Dictionary of National Biography, 1885-1900/Gould, Henry (1644-1710)
GOULD, Sir HENRY, the elder (1644–1710), judge, son and heir of Andrew Gould of Winsham, Somersetshire, was born in 1644. He was admitted a member of the Middle Temple as early as 1660, and called in 1667. In 1689 he became a bencher. He was made a serjeant in 1692, and king's serjeant in the following year, and in 1696 was counsel against Sir John Fenwick [q. v.] upon his attainder. He became a judge of the king's bench on 26 Jan. 1699, and on his first circuit is recorded to have fined Sir John Bolls 100l. at Lincoln for giving him the lie and kicking the sheriff. On Queen Anne's accession his patent was renewed. He died at his chambers in Serjeants' Inn, Chancery Lane, on 16 March 1710. His seat was at Sharpham Park, near Walton, Somersetshire. He married a Miss Davidge of Worcester, and had two sons, William and Davidge, his heir, and a daughter, Sarah, who married Lieutenant-general Fielding, and was the mother of Henry Fielding.
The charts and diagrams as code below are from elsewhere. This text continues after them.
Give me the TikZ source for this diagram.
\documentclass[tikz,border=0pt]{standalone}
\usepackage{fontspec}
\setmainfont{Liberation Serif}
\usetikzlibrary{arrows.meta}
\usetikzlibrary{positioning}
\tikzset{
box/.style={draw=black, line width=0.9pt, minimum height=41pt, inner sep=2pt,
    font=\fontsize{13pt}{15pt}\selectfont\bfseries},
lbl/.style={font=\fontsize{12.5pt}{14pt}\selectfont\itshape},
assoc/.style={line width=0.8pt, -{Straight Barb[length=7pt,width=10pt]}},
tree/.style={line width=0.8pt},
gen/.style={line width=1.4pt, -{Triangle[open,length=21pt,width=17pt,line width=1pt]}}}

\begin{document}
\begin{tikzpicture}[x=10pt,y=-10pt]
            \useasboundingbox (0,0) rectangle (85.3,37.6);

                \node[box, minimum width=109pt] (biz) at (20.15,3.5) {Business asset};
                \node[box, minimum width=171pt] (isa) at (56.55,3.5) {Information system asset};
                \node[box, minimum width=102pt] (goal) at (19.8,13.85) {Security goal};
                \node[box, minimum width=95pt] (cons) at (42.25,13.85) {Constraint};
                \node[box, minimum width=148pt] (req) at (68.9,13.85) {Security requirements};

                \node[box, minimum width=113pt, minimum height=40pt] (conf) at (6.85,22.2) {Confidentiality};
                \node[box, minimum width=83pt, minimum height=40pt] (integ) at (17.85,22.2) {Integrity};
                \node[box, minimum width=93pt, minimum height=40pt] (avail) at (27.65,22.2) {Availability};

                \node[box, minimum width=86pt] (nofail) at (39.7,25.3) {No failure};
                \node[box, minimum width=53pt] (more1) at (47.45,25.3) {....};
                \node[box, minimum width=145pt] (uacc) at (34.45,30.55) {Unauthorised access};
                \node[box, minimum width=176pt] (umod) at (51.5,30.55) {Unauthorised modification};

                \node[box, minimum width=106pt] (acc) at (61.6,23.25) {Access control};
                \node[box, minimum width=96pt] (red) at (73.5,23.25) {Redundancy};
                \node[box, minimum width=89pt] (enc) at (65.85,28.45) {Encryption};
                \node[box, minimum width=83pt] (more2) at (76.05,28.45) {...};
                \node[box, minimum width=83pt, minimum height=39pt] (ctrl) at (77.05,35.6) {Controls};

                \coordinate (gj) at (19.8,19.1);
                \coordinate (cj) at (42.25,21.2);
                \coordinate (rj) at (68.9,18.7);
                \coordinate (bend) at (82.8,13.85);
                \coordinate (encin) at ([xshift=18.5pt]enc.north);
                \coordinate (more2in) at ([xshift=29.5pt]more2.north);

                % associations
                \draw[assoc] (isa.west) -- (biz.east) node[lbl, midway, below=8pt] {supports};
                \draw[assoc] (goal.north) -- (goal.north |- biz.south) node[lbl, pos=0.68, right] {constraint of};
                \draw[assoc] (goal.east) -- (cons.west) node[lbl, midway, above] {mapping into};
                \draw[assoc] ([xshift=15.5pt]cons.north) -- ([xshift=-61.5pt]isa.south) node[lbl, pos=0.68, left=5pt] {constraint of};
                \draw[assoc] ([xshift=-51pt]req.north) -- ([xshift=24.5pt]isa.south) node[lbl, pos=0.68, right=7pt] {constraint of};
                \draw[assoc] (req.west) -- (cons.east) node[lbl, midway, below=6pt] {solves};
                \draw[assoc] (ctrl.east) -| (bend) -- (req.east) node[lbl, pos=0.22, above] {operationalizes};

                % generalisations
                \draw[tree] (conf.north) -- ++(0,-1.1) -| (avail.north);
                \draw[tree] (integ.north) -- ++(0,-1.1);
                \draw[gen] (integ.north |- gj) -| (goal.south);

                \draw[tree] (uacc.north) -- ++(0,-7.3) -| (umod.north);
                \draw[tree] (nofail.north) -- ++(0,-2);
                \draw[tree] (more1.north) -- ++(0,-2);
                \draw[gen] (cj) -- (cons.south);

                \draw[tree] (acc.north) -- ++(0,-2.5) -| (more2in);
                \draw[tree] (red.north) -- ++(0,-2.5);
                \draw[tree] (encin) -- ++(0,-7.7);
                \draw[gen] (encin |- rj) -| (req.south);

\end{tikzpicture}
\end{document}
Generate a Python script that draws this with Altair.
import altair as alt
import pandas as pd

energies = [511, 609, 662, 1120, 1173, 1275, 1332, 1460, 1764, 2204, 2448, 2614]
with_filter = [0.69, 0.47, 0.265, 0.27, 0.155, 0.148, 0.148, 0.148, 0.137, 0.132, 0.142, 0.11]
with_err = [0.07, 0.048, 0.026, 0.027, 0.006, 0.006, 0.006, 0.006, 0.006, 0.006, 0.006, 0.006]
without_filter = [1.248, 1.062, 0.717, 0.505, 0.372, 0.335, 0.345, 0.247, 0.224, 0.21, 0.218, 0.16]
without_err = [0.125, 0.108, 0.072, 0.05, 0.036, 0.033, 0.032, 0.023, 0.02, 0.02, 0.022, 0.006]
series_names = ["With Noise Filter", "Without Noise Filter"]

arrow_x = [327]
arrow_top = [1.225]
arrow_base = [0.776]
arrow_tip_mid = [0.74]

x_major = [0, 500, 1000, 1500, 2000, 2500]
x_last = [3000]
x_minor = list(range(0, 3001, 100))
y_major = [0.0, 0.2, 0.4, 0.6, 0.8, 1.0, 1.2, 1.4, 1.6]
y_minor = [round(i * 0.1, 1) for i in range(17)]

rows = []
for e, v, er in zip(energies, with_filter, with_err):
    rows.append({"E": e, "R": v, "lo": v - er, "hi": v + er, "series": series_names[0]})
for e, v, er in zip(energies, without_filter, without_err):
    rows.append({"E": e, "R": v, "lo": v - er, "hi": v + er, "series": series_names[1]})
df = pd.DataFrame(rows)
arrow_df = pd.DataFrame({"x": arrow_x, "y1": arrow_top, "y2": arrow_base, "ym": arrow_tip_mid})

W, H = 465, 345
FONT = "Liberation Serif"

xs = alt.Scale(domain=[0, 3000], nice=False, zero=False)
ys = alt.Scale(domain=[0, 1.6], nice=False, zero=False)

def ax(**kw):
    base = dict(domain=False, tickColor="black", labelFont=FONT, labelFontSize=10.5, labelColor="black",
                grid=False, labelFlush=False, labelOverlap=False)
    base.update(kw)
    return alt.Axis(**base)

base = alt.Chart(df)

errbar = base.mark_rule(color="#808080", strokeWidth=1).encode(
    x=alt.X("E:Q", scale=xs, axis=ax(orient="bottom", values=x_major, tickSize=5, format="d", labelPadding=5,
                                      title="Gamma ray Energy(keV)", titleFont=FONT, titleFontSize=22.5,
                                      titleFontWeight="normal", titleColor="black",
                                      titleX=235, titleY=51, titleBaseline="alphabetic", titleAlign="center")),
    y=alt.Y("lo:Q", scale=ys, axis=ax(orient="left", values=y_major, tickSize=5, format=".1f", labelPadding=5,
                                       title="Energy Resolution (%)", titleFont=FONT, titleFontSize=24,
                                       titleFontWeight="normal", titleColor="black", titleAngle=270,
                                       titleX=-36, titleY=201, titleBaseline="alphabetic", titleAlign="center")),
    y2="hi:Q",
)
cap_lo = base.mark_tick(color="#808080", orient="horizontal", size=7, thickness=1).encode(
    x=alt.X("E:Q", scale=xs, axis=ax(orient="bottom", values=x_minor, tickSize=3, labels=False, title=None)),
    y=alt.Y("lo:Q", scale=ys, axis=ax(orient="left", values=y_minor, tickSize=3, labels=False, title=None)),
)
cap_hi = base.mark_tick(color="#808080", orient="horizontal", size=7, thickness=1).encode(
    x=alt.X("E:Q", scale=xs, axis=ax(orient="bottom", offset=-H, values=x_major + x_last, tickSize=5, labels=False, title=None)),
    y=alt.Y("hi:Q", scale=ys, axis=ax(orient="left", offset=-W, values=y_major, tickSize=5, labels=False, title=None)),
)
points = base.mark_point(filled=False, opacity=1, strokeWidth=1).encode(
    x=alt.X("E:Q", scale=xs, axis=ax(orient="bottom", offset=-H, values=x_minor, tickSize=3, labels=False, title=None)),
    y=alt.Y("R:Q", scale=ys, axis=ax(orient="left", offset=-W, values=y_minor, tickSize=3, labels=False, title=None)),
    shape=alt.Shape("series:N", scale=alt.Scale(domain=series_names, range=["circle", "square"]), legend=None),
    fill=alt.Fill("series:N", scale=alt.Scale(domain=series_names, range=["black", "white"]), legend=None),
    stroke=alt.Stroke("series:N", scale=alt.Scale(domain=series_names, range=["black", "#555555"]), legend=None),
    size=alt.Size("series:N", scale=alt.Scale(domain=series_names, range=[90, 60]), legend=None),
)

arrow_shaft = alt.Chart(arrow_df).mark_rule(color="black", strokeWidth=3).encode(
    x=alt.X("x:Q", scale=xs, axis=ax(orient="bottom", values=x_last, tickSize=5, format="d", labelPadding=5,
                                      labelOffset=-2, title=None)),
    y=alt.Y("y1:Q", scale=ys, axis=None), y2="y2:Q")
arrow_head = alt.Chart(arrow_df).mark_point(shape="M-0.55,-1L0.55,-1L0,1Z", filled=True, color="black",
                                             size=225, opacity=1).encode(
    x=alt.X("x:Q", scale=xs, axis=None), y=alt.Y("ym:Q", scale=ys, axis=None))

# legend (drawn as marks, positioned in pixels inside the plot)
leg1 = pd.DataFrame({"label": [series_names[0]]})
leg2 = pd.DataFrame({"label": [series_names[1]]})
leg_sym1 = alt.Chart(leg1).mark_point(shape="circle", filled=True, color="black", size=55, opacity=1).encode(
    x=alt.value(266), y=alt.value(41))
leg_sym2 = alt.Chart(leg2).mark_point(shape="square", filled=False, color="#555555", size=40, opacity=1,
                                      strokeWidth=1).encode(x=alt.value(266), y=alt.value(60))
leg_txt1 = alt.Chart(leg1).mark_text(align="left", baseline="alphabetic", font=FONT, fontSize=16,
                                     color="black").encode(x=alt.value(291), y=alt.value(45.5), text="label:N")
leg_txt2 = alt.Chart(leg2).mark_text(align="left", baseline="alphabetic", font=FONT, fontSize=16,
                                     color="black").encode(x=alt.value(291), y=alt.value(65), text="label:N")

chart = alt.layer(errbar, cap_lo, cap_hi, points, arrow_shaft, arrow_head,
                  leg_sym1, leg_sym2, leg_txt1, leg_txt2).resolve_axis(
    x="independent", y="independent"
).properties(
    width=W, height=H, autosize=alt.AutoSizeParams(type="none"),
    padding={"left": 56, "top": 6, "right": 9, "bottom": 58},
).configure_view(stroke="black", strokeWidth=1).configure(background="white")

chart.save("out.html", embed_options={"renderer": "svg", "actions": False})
His son Davidge was father of Sir Henry Gould the younger [q. v.]
[Foss's Lives of the Judges; Collinson's Somerset, ii. 268; Raymond's Reports, pp. 414, 1309; State Trials, xiii. 546; Luttrell's Diary, iv. 545; Annals of Anne, ix. 411; Notes and Queries, 3rd ser. ii. 199; Collins's Peerage, iii. 277.]